There is time later once you get a person interested in the piece to describe what makes it different. I had visitors to the studio a short time back who were looking admiringly at a shelf of art when I mentioned all the pieces were made from driftwood I'd hauled out of the river and dried. There were amazed gazes all around because some of the pieces were about as far removed from driftwood as they could be. If I'd said from the start "this is a shelf of totally unique driftwood sculptures" it wouldn't have phased them in the least or served the best interest of attracting buyers. Sometimes its knowing WHEN to say something about your work to create a mystique around it.
As I mentioned above though, a great title for your work can be just as effective as click bate in getting a person to look closer at a specific piece. Take the following piece for example.
If I had named the piece "Women in Blue #6" then all I'm telling the viewer is the same thing they can see with their naked eye and that I've made five others before her.
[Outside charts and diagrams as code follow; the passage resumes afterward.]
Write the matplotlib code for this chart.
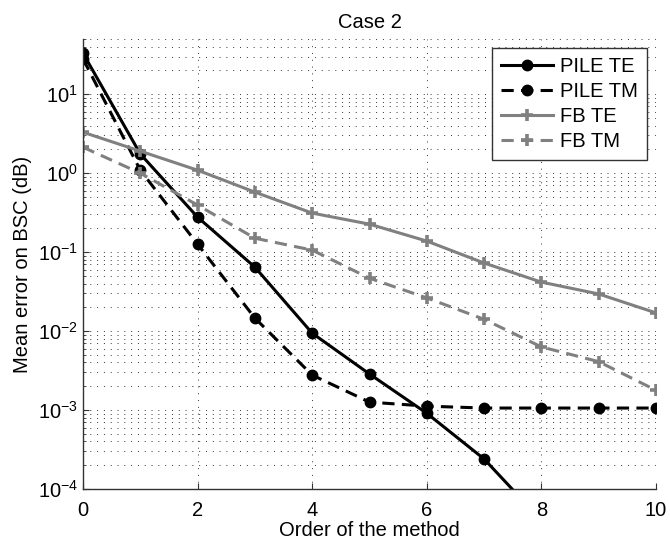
import math

import matplotlib
matplotlib.use("Agg")
import matplotlib.pyplot as plt
from matplotlib.ticker import FixedLocator, LogLocator, FuncFormatter, NullFormatter

plt.rcParams["font.family"] = ["Liberation Sans", "DejaVu Sans"]
plt.rcParams["mathtext.fontset"] = "custom"
plt.rcParams["mathtext.rm"] = "Liberation Sans"
plt.rcParams["mathtext.it"] = "Liberation Sans:italic"

# --- data ---
order = [0, 1, 2, 3, 4, 5, 6, 7, 8, 9, 10]
pile_te = [33.0, 1.75, 0.277, 0.0645, 0.0094, 0.00286, 0.00091, 0.00024, 4e-5, 8e-6, 1.6e-6]
pile_tm = [28.0, 1.09, 0.126, 0.0146, 0.00277, 0.00126, 0.00112, 0.00106, 0.00106, 0.00106, 0.00106]
fb_te = [3.3, 1.9, 1.09, 0.575, 0.312, 0.226, 0.138, 0.0727, 0.0417, 0.0295, 0.017]
fb_tm = [2.13, 1.0, 0.394, 0.150, 0.106, 0.0467, 0.0263, 0.0141, 0.0063, 0.0041, 0.00178]

x_ticks = [0, 2, 4, 6, 8, 10]
y_decades = [1e-4, 1e-3, 1e-2, 1e-1, 1e0, 1e1]

GRAY = "#808080"
DASH = (0, (4, 2.4))
FS = 14.5

fig = plt.figure(figsize=(6.7, 5.44), dpi=100)
ax = fig.add_axes([83 / 670, 55 / 544, 573 / 670, 450 / 544])

ax.plot(order, pile_te, color="black", lw=2.2, marker="o", ms=7.5, label="PILE TE")
ax.plot(order, pile_tm, color="black", lw=2.2, ls=DASH, marker="o", ms=7.5, label="PILE TM")
ax.plot(order, fb_te, color=GRAY, lw=2.2, marker="+", ms=9, mew=2.6, label="FB TE")
ax.plot(order, fb_tm, color=GRAY, lw=2.2, ls=DASH, marker="+", ms=9, mew=2.6, label="FB TM")

ax.set_yscale("log")
ax.set_xlim(0, 10)
ax.set_ylim(1e-4, 50)

ax.xaxis.set_major_locator(FixedLocator(x_ticks))
ax.yaxis.set_major_locator(FixedLocator(y_decades))
ax.yaxis.set_minor_locator(LogLocator(base=10, subs=range(2, 10), numticks=20))
ax.yaxis.set_minor_formatter(NullFormatter())
ax.yaxis.set_major_formatter(
    FuncFormatter(lambda v, p: r"$\mathregular{10^{%d}}$" % round(math.log10(v))))

ax.tick_params(which="both", direction="in", labelsize=FS, color="#333333")
ax.tick_params(which="major", length=4, width=0.8)
ax.tick_params(which="minor", length=2.5, width=0.6)
ax.tick_params(axis="x", pad=9)

grid_style = dict(color="black", lw=0.7, ls=(0, (1, 6)), alpha=0.8)
ax.grid(True, which="major", axis="both", **grid_style)
ax.grid(True, which="minor", axis="y", **grid_style)
ax.set_axisbelow(True)

for side in ("top", "right"):
    ax.spines[side].set_visible(False)
for side in ("left", "bottom"):
    ax.spines[side].set_color("#333333")
    ax.spines[side].set_linewidth(1.0)

ax.set_title("Case 2", fontsize=FS, pad=8)
ax.set_xlabel("Order of the method", fontsize=FS, labelpad=0)
ax.set_ylabel("Mean error on BSC (dB)", fontsize=FS, labelpad=4)

leg = ax.legend(loc="upper right", fontsize=FS, fancybox=False, framealpha=1,
                edgecolor="#333333", handlelength=2.6, handletextpad=0.35,
                borderpad=0.45, labelspacing=0.3, borderaxespad=0.45, numpoints=1)
leg.get_frame().set_linewidth(1.0)

fig.savefig("out.png", dpi=100)
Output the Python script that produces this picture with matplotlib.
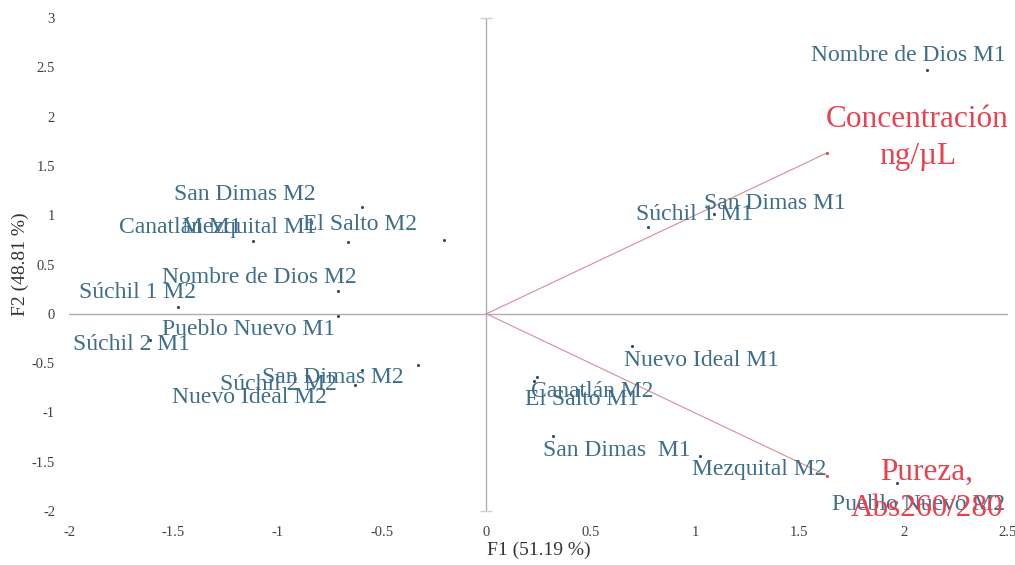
import matplotlib
matplotlib.use("Agg")
import matplotlib.pyplot as plt

# ---------------- data ----------------
obs_names = [
    "Nombre de Dios M1", "Súchil 1 M1", "San Dimas M1", "Nuevo Ideal M1",
    "Canatlán M2", "El Salto M1", "San Dimas  M1", "Mezquital M2",
    "Pueblo Nuevo M2", "San Dimas M2", "Canatlán M1", "Mezquital M1",
    "El Salto M2", "Nombre de Dios M2", "Súchil 1 M2", "Pueblo Nuevo M1",
    "Súchil 2 M1", "San Dimas M2", "Súchil 2 M2", "Nuevo Ideal M2",
]
f1_scores = [2.113, 0.776, 1.092, 0.700, 0.244, 0.230, 0.321, 1.025, 1.969,
             -0.594, -1.116, -0.661, -0.201, -0.709, -1.476, -0.709, -1.610,
             -0.326, -0.594, -0.628]
f2_scores = [2.475, 0.882, 1.014, -0.325, -0.639, -0.680, -1.237, -1.440, -1.714,
             1.085, 0.740, 0.730, 0.750, 0.233, 0.071, -0.020, -0.264,
             -0.517, -0.568, -0.720]

var_names = ["Concentración\nng/µL", "Pureza,\nAbs260/280"]
var_f1 = [1.634, 1.632]
var_f2 = [1.633, -1.640]

x_ticks = [-2, -1.5, -1, -0.5, 0, 0.5, 1, 1.5, 2, 2.5]
x_tick_labels = ["-2", "-1.5", "-1", "-0.5", "0", "0.5", "1", "1.5", "2", "2.5"]
y_ticks = [-2, -1.5, -1, -0.5, 0, 0.5, 1, 1.5, 2, 2.5, 3]
y_tick_labels = ["-2", "-1.5", "-1", "-0.5", "0", "0.5", "1", "1.5", "2", "2.5", "3"]

x_label = "F1 (51.19 %)"
y_label = "F2 (48.81 %)"

# ---------------- layout / style ----------------
# label offsets in pixels (dx right, dy down) from each point
obs_offsets_px = [
    (-19, -14), (46, -12), (61, -10), (69, 15), (55, 15), (48, 19), (63, 15),
    (59, 14), (21, 22), (-118, -12), (-73, -13), (-99, -14), (-84, -15),
    (-79, -13), (-41, -14), (-90, 14), (-19, 5), (-85, 13), (-84, 15), (-106, 13),
]
var_offsets_px = [(90, -15), (100, 15)]

W, H, DPI = 1015, 565, 100
label_color = "#3E6E8A"
point_color = "#2C4A63"
var_color = "#E8414F"
vec_color = "#DB8C95"
axis_color = "#AEAEAE"
tick_color = "#404040"
serif = ["Liberation Serif", "DejaVu Serif"]

fig = plt.figure(figsize=(W / DPI, H / DPI), dpi=DPI)
fig.patch.set_facecolor("white")
left, right, top, bottom = 69, 1008, 18, 511
ax = fig.add_axes([left / W, 1 - bottom / H, (right - left) / W, (bottom - top) / H])
xlim = (x_ticks[0], x_ticks[-1])
ylim = (y_ticks[0], y_ticks[-1])
ax.set_xlim(*xlim)
ax.set_ylim(*ylim)
for s in ax.spines.values():
    s.set_visible(False)

# axis lines through origin
ax.plot(xlim, [0, 0], color=axis_color, lw=1.0, zorder=1)
ax.plot([0, 0], ylim, color=axis_color, lw=1.0, zorder=1)
ax.plot([0, 0], list(ylim), linestyle="none", marker="_", markersize=9,
        color="#D0D0D0", markeredgewidth=1.0, zorder=1, clip_on=False)

ax.set_xticks(x_ticks)
ax.set_xticklabels(x_tick_labels)
ax.set_yticks(y_ticks)
ax.set_yticklabels(y_tick_labels)
ax.tick_params(length=0, labelsize=10.5, labelcolor=tick_color)
ax.tick_params(axis="x", pad=11)
ax.tick_params(axis="y", pad=10)
for lab in ax.get_xticklabels() + ax.get_yticklabels():
    lab.set_family(serif)

ax.set_xlabel(x_label, fontsize=14, family=serif, color="#333333")
ax.set_ylabel(y_label, fontsize=14, family=serif, color="#333333")
ax.xaxis.set_label_coords(0.5, -0.063)
ax.yaxis.set_label_coords(-0.043, 0.5)

# variable vectors
for vx, vy in zip(var_f1, var_f2):
    ax.plot([0, vx], [0, vy], color=vec_color, lw=0.8, zorder=2)
ax.scatter(var_f1, var_f2, s=5, color=var_color, zorder=3, linewidths=0)
for name, vx, vy, (dx, dy) in zip(var_names, var_f1, var_f2, var_offsets_px):
    ax.annotate(name, (vx, vy), xytext=(dx * 0.72, -dy * 0.72),
                textcoords="offset points", ha="center", va="center",
                fontsize=22.5, family=serif, color=var_color, zorder=5,
                linespacing=1.35, annotation_clip=False)

# observations
ax.scatter(f1_scores, f2_scores, s=5, color=point_color, zorder=3, linewidths=0)
for name, px, py, (dx, dy) in zip(obs_names, f1_scores, f2_scores, obs_offsets_px):
    ax.annotate(name, (px, py), xytext=(dx * 0.72, -dy * 0.72),
                textcoords="offset points", ha="center", va="center",
                fontsize=17, family=serif, color=label_color, zorder=4,
                annotation_clip=False)

fig.savefig("out.png", dpi=DPI)
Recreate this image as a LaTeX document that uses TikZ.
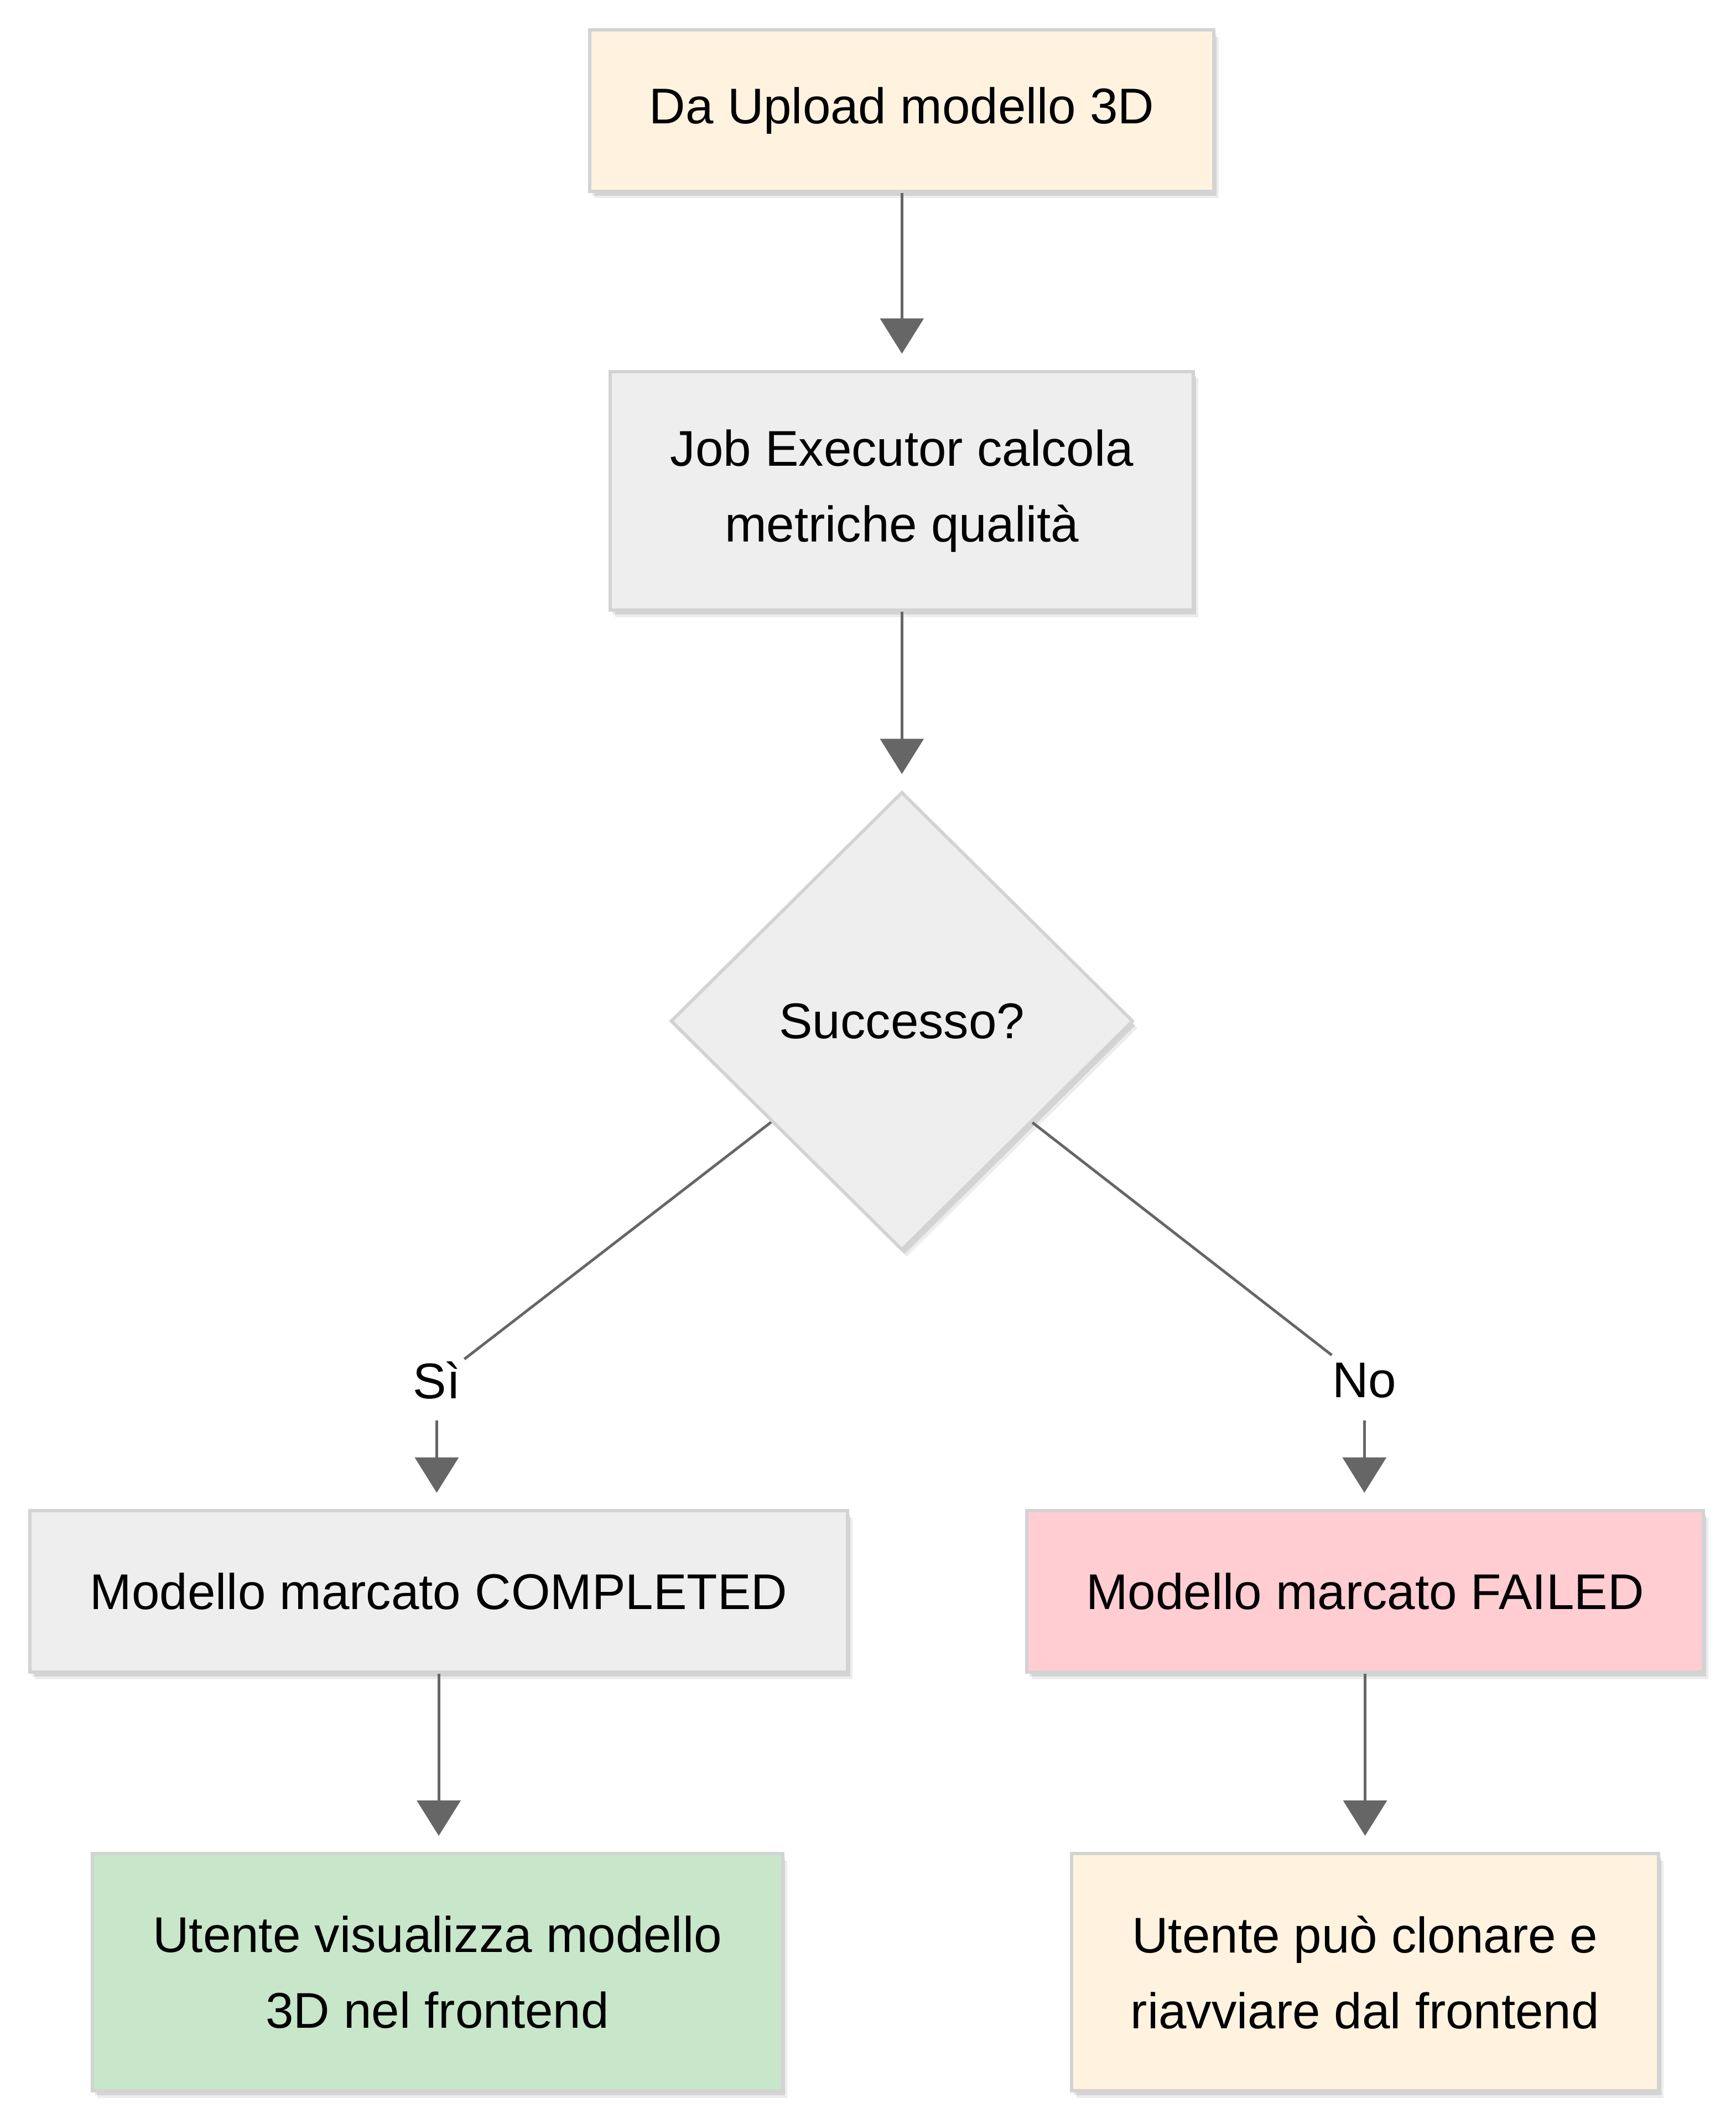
\documentclass[tikz,border=0pt]{standalone}
\usepackage{fontspec}
\setmainfont{Liberation Sans}
\usetikzlibrary{shapes.geometric,arrows.meta,shadows}
\definecolor{beige}{HTML}{FFF3E0}
\definecolor{grayfill}{HTML}{EEEEEE}
\definecolor{pinkfill}{HTML}{FFCDD2}
\definecolor{greenfill}{HTML}{C8E6C9}
\definecolor{bordercol}{HTML}{D3D3D3}
\definecolor{linecol}{HTML}{666666}
\tikzset{
  softshadow/.style={
    drop shadow={shadow xshift=1.8pt,shadow yshift=-2.6pt,opacity=0.07,fill=black},
    drop shadow={shadow xshift=1.0pt,shadow yshift=-1.6pt,opacity=0.10,fill=black}},
  box/.style={draw=bordercol,line width=1.2pt,rectangle,align=center,
    font=\fontsize{18.5pt}{28pt}\selectfont,inner sep=0pt,softshadow},
  decision/.style={draw=bordercol,line width=1.2pt,diamond,aspect=1,inner sep=0pt,
    font=\fontsize{18.5pt}{28pt}\selectfont,softshadow},
  lbl/.style={font=\fontsize{18.5pt}{28pt}\selectfont,inner sep=0pt,
    minimum height=29pt,minimum width=20pt},
  conn/.style={draw=linecol,line width=1pt},
  arrow/.style={conn,-{Triangle[length=13pt,width=16pt]},shorten >=6pt}
}
\begin{document}
\begin{tikzpicture}[x=0.5pt,y=-0.5pt]
\useasboundingbox[fill=white] (0,0) rectangle (1280,1566.35);
\node[box,fill=beige,minimum width=230pt,minimum height=59.5pt] (start) at (665,81.5) {Da Upload modello 3D};
\node[box,fill=grayfill,minimum width=215pt,minimum height=88pt] (job) at (665,362) {Job Executor calcola\\metriche qualità};
\node[decision,fill=grayfill,minimum width=170.5pt,minimum height=169pt] (dec) at (665,753) {Successo?};
\node[lbl] (si) at (322,1018) {Sì};
\node[lbl] (no) at (1006,1018) {No};
\node[box,fill=grayfill,minimum width=301.5pt,minimum height=59.5pt] (comp) at (323.5,1173.5) {Modello marcato COMPLETED};
\node[box,fill=pinkfill,minimum width=249.5pt,minimum height=59.5pt] (fail) at (1006.5,1173.5) {Modello marcato FAILED};
\node[box,fill=greenfill,minimum width=254.5pt,minimum height=87.5pt] (view) at (322.5,1454.5) {Utente visualizza modello\\3D nel frontend};
\node[box,fill=beige,minimum width=216.5pt,minimum height=87.5pt] (retry) at (1006.5,1454.5) {Utente può clonare e\\riavviare dal frontend};
\draw[arrow] (start) -- (job);
\draw[arrow] (job) -- (dec);
\draw[conn] (dec) -- (si);
\draw[conn] (dec) -- (no);
\draw[arrow] (si.south) -- (si.south |- comp.north);
\draw[arrow] (no.south) -- (no.south |- fail.north);
\draw[arrow] (comp) -- (comp.south |- view.north);
\draw[arrow] (fail) -- (fail.south |- retry.north);
\end{tikzpicture}
\end{document}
Instead I let the piece speak to me. Who was this woman? What was she saying? In my minds eye I pictured a blues singer in a 1940's club, singing a song that meant so much to her that she was crying tears while she sang. The song hurt her because someone had broken her heart, thus the symbolism of the blood red of the tears. The piece eventually became named after George Gershwin's song of the same name "Rhapsody in Blue". While the song George composed really had nothing to do with a sad blues singer, the title fit the piece and in turn gave the viewer just a bit of guidance to what I was trying to say in the piece. Is this title click bate? By no means. But it is a direction to lure the viewer into the piece.
The era of click bate will die eventually. Even now its not as prominent as it was a few years ago. Like all silly trends it will eventually play itself out.
I suppose the bottom line is, that if you think your work is not strong enough to stand on its own merits without click bating it, then there is no need for it. If your work is NOT strong enough then that is the thing you need to work on, not better advertising gimmicks.